Prosecutors believe the blaze started when champagne bottles with sparklers attached were raised too close to sound insulation foam on the ceiling in the bar’s basement section.
Experts have suggested that what appeared to be highly flammable foam may have caused a so-called flashover — a near-simultaneous ignition of everything in an enclosed space, trapping many of the young patrons.
Video footage which has emerged from the tragedy shows young people desperately trying to flee the scene, some breaking windows to try to force their way out.
On Tuesday, municipal authorities acknowledged that no fire safety inspections had been conducted at Le Constellation since 2019, prompting outrage.
‘Staggering’ 
The investigation underway will seek to shed light on the responsibilities of the authorities, but also of bar owners Jacques and Jessica Moretti.
The French couple, facing charges of manslaughter by negligence, bodily harm by negligence and arson by negligence, have been called in for questioning on Friday, sources close to the investigation told AFP.
The pair, who have not been detained, said in a statement Tuesday that they were “devastated and overwhelmed with grief,” and pledged their “full cooperation” with investigators.
They will need to answer numerous questions about why so many minors were in the bar, and whether fire safety standards were adhered to.

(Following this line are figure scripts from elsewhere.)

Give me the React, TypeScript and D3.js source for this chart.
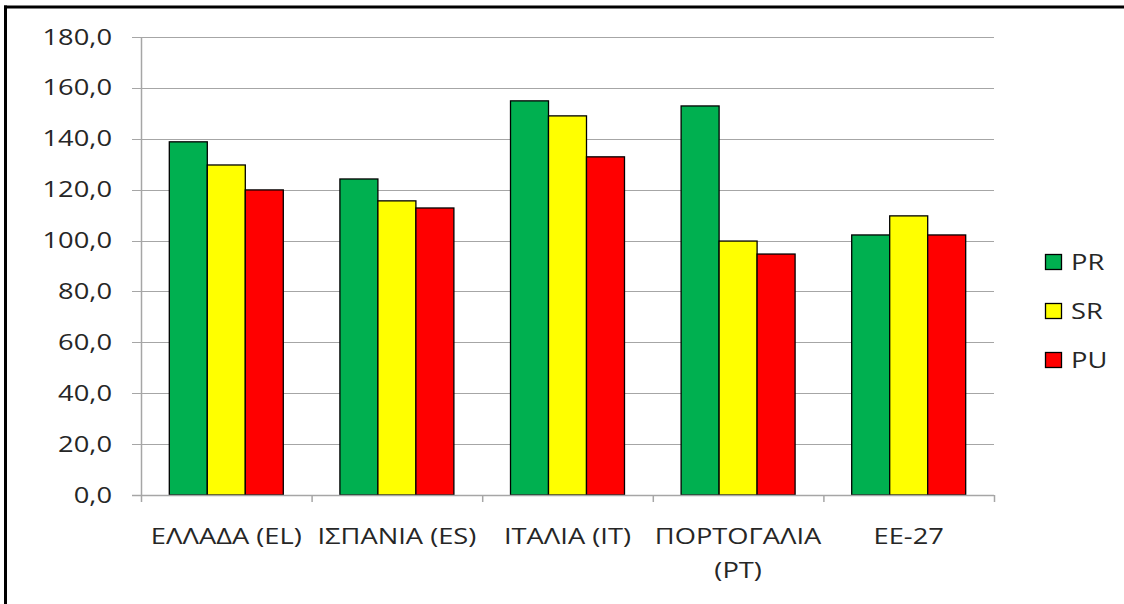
import * as d3 from "d3";

const categories = ["ΕΛΛΑΔΑ (EL)", "ΙΣΠΑΝΙΑ (ES)", "ΙΤΑΛΙΑ (IT)", "ΠΟΡΤΟΓΑΛΙΑ (PT)", "ΕΕ-27"];
const categoryLines = [["ΕΛΛΑΔΑ (EL)"], ["ΙΣΠΑΝΙΑ (ES)"], ["ΙΤΑΛΙΑ (IT)"], ["ΠΟΡΤΟΓΑΛΙΑ", "(PT)"], ["ΕΕ-27"]];
const seriesNames = ["PR", "SR", "PU"];
const seriesColors = ["#00B050", "#FFFF00", "#FF0000"];
const prValues = [138.8, 124.2, 154.9, 152.9, 102.2];
const srValues = [129.7, 115.6, 149.0, 99.8, 109.7];
const puValues = [119.9, 112.8, 132.9, 94.7, 102.2];
const yTicks = [0, 20, 40, 60, 80, 100, 120, 140, 160, 180];

const W = 1124;
const H = 604;
const FONT = "'Open Sans', sans-serif";
const FS = 21;
const SX = 1.3; // the reference text is horizontally stretched
const TEXT = "#262626";
const GRID = "#a6a6a6";

function Label({ x, y, anchor, children }: { x: number; y: number; anchor: string; children: any }) {
  return (
    <text
      transform={`translate(${x},${y}) scale(${SX},1)`}
      textAnchor={anchor}
      fontFamily={FONT}
      fontSize={FS}
      fill={TEXT}
    >
      {children}
    </text>
  );
}

export default function App() {
  const x0 = d3.scaleBand().domain(categories).range([141, 994]).paddingInner(0).paddingOuter(0);
  const x1 = d3
    .scaleBand()
    .domain(seriesNames)
    .range([0, x0.bandwidth()])
    .paddingOuter(0.745)
    .paddingInner(0);
  const y = d3.scaleLinear().domain([0, 180]).range([495, 37]);
  const values = [prValues, srValues, puValues];
  const fmt = (v: number) => d3.format(".1f")(v).replace(".", ",");

  return (
    <svg width={W} height={H} style={{ position: "absolute", left: 0, top: 0, background: "#fff" }}>
      {/* frame */}
      <line x1={5.5} x2={5.5} y1={5.5} y2={H} stroke="#000" strokeWidth={3} />
      <line x1={4} x2={W} y1={7} y2={7} stroke="#000" strokeWidth={3} />

      {/* grid + y axis */}
      {yTicks.map((t) => (
        <g key={t}>
          <line x1={132} x2={994} y1={Math.round(y(t)) + 0.5} y2={Math.round(y(t)) + 0.5} stroke={GRID} strokeWidth={1} />
          <Label x={112} y={y(t) + 7.5} anchor="end">
            {fmt(t)}
          </Label>
        </g>
      ))}
      <line x1={141.5} x2={141.5} y1={37} y2={495} stroke={GRID} strokeWidth={1.5} />

      {/* bars */}
      {categories.map((c, i) => (
        <g key={c} transform={`translate(${x0(c)},0)`}>
          {seriesNames.map((s, j) => (
            <rect
              key={s}
              x={x1(s)}
              y={y(values[j][i])}
              width={x1.bandwidth()}
              height={y(0) - y(values[j][i])}
              fill={seriesColors[j]}
              stroke="#000"
              strokeWidth={1.3}
            />
          ))}
        </g>
      ))}

      {/* x axis */}
      <line x1={132} x2={994} y1={495.5} y2={495.5} stroke={GRID} strokeWidth={1.5} />
      {[...categories.map((c) => x0(c) as number), 994].map((xv, i) => (
        <line key={i} x1={xv + 0.5} x2={xv + 0.5} y1={495} y2={502} stroke={GRID} strokeWidth={1.5} />
      ))}
      {categories.map((c, i) =>
        categoryLines[i].map((ln, k) => (
          <Label key={c + k} x={(x0(c) as number) + x0.bandwidth() / 2} y={544 + k * 34} anchor="middle">
            {ln}
          </Label>
        ))
      )}

      {/* legend */}
      {seriesNames.map((s, j) => (
        <g key={s} transform={`translate(1045,${254 + j * 49})`}>
          <rect x={0.5} y={0.5} width={16} height={15} fill={seriesColors[j]} stroke="#000" strokeWidth={1.3} />
          <Label x={26} y={15.5} anchor="start">
            {s}
          </Label>
        </g>
      ))}
    </svg>
  );
}
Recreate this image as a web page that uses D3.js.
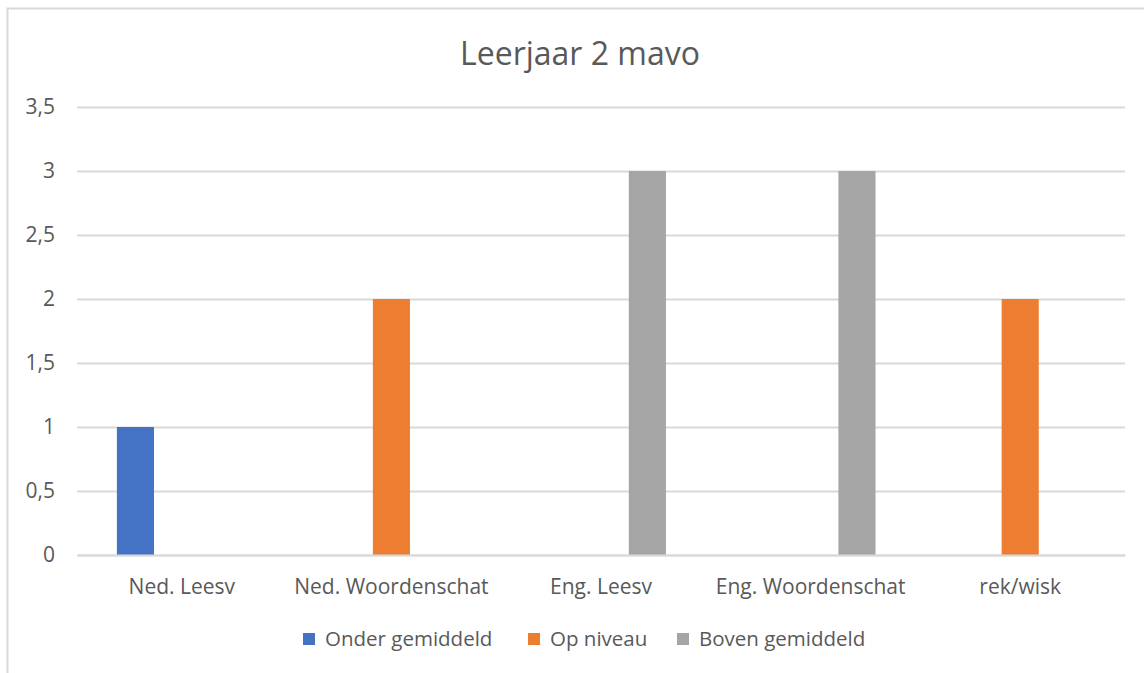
<!DOCTYPE html>
<html>
<head>
<meta charset="utf-8">
<script src="https://cdn.jsdelivr.net/npm/d3@7"></script>
<style>
  body { margin: 0; background: #fff; }
  svg text { font-family: "Open Sans", "Noto Sans", sans-serif; fill: #595959; }
</style>
</head>
<body>
<div id="chart"></div>
<script>
'use strict'

const title = 'Leerjaar 2 mavo'
const categories = ['Ned. Leesv', 'Ned. Woordenschat', 'Eng. Leesv', 'Eng. Woordenschat', 'rek/wisk']
const seriesNames = ['Onder gemiddeld', 'Op niveau', 'Boven gemiddeld']
const onderGemiddeld = [1, 0, 0, 0, 0]
const opNiveau = [0, 2, 0, 0, 2]
const bovenGemiddeld = [0, 0, 3, 3, 0]
const yTicks = [0, 0.5, 1, 1.5, 2, 2.5, 3, 3.5]
const colors = ['#4472c4', '#ed7d31', '#a5a5a5']

function draw() {
  const seriesValues = [onderGemiddeld, opNiveau, bovenGemiddeld]
  const dataset = categories.map((c, i) => ({
    category: c,
    values: seriesNames.map((s, j) => ({ series: s, value: seriesValues[j][i] })),
  }))

  // Set dimensions
  let dimensions = {
    width: 1144,
    height: 673,
    margin: {
      top: 107,
      right: 19,
      bottom: 118,
      left: 77,
    },
  }
  dimensions.containerWidth =
    dimensions.width - dimensions.margin.left - dimensions.margin.right
  dimensions.containerHeight =
    dimensions.height - dimensions.margin.top - dimensions.margin.bottom

  const svg = d3
    .select('#chart')
    .append('svg')
    .attr('width', dimensions.width)
    .attr('height', dimensions.height)

  // Chart border
  svg
    .append('rect')
    .attr('x', 7.5)
    .attr('y', 8.5)
    .attr('width', 1160)
    .attr('height', 700)
    .attr('fill', 'none')
    .attr('stroke', '#d9d9d9')
    .attr('stroke-width', 2)

  // Title
  svg
    .append('text')
    .attr('x', 580)
    .attr('y', 65)
    .attr('text-anchor', 'middle')
    .style('font-size', '32px')
    .text(title)

  const container = svg
    .append('g')
    .attr('transform', `translate(${dimensions.margin.left}, ${dimensions.margin.top})`)

  // Scales
  const xScale = d3
    .scaleBand()
    .domain(categories)
    .range([0, dimensions.containerWidth])

  const seriesScale = d3
    .scaleBand()
    .domain(seriesNames)
    .range([0, xScale.bandwidth()])
    .paddingInner(0.2)
    .paddingOuter(0.86)

  const yScale = d3
    .scaleLinear()
    .domain([0, 3.5])
    .range([dimensions.containerHeight, 0])

  // Gridlines + Y axis
  const yAxis = d3
    .axisLeft(yScale)
    .tickValues(yTicks)
    .tickSize(-dimensions.containerWidth)
    .tickPadding(22)
    .tickFormat((d) => String(d).replace('.', ','))

  const yAxisGroup = container.append('g').call(yAxis)
  yAxisGroup.select('.domain').remove()
  yAxisGroup.selectAll('line').attr('stroke', '#d9d9d9').attr('stroke-width', 2)
  yAxisGroup
    .selectAll('text')
    .style('font-size', '21px')
    .attr('fill', '#595959')

  // Bars
  container
    .selectAll('.group')
    .data(dataset)
    .join('g')
    .attr('class', 'group')
    .attr('transform', (d) => `translate(${xScale(d.category)}, 0)`)
    .selectAll('rect')
    .data((d) => d.values.filter((v) => v.value > 0))
    .join('rect')
    .attr('x', (d) => seriesScale(d.series))
    .attr('y', (d) => yScale(d.value))
    .attr('width', seriesScale.bandwidth())
    .attr('height', (d) => yScale(0) - yScale(d.value))
    .attr('fill', (d) => colors[seriesNames.indexOf(d.series)])

  // X axis
  const xAxis = d3.axisBottom(xScale).tickSize(0).tickPadding(24)
  const xAxisGroup = container
    .append('g')
    .attr('transform', `translate(0, ${dimensions.containerHeight})`)
    .call(xAxis)
  xAxisGroup.select('.domain').attr('stroke', '#d9d9d9').attr('stroke-width', 2)
  xAxisGroup
    .selectAll('text')
    .style('font-size', '21px')
    .attr('fill', '#595959')

  // Legend
  const legendX = [303, 528, 677]
  const legend = svg
    .selectAll('.legend')
    .data(seriesNames)
    .join('g')
    .attr('class', 'legend')
    .attr('transform', (d, i) => `translate(${legendX[i]}, 633)`)

  legend
    .append('rect')
    .attr('width', 12)
    .attr('height', 12)
    .attr('fill', (d, i) => colors[i])

  legend
    .append('text')
    .attr('x', 22)
    .attr('y', 13)
    .style('font-size', '20.5px')
    .text((d) => d)
}

draw()
</script>
</body>
</html>
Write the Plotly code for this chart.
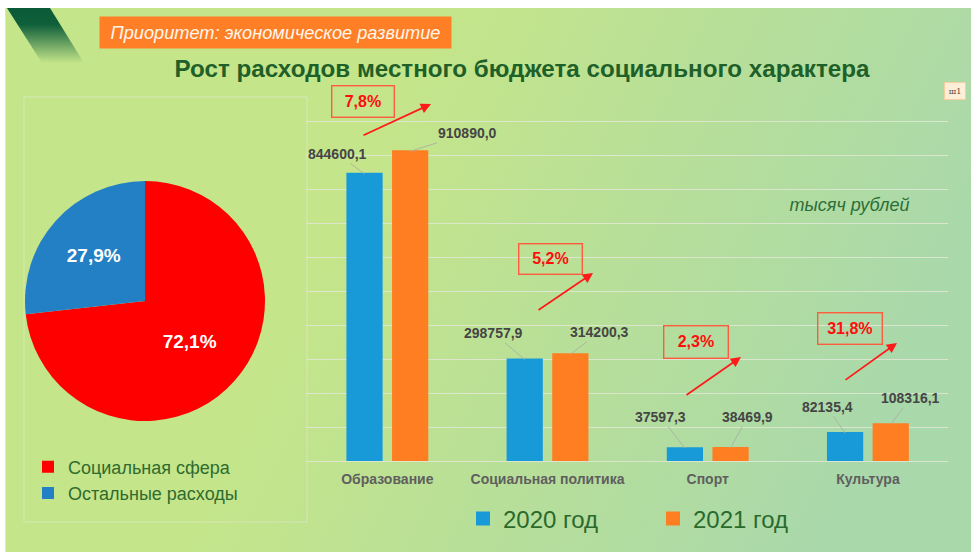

There has been much focus on the soundproofing foam, which, according to photos taken by the owners, had been added during renovations in 2015.
A video filmed by a member of the public, screened Monday by Swiss broadcaster RTS, showed that the danger was known years ago.
“Watch out for the foam!,” a bar employee said during 2019 New Year’s Eve celebrations, as champagne bottles with sparklers were brought out.
“This video is staggering,” Romain Jordan, a lawyer representing several affected families, told AFP, saying it showed “there was an awareness of this risk — and that possibly this risk was accepted.”